- Born: Noel Anthony Cazenave October 25, 1948 (age 77) Washington, D. C.
- Education: Dillard University University of Michigan Tulane University
- Spouse: Anita Washington ​(m. 1971)​
- Children: Anika Tene Cazenave
- Scientific career
- Fields: Sociology
- Institutions: University of Connecticut
- Thesis: Middle-income Black fathers: Family interaction, transaction, and development (1977)

= Noel Cazenave =

American sociologist

Noel Anthony Cazenave (born October 25, 1948) is a professor of sociology at the University of Connecticut. He generated controversy when he began teaching a "White Racism" course at the University of Connecticut in the 1990s. His initial proposal for the class in fall 1995 led to some of his critics comparing him to Leonard Jeffries and Louis Farrakhan.
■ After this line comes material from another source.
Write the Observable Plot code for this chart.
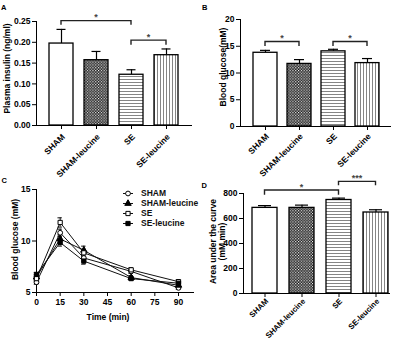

After heated debate among University of Connecticut faculty members, the class was offered for the first time in 1996. Shirlee Taylor Haizlip found out about the class because of the controversy it had generated, and subsequently spoke to its students as a guest lecturer. He is a member of the American Sociological Association, the Society for the Study of Social Problems, and the Association of Black Sociologists. In 2017, he was a co-organizer of the "Stand Up and Speak Out" campaign, which aims to defend progressive minority professors who have been attacked for their statements on racism.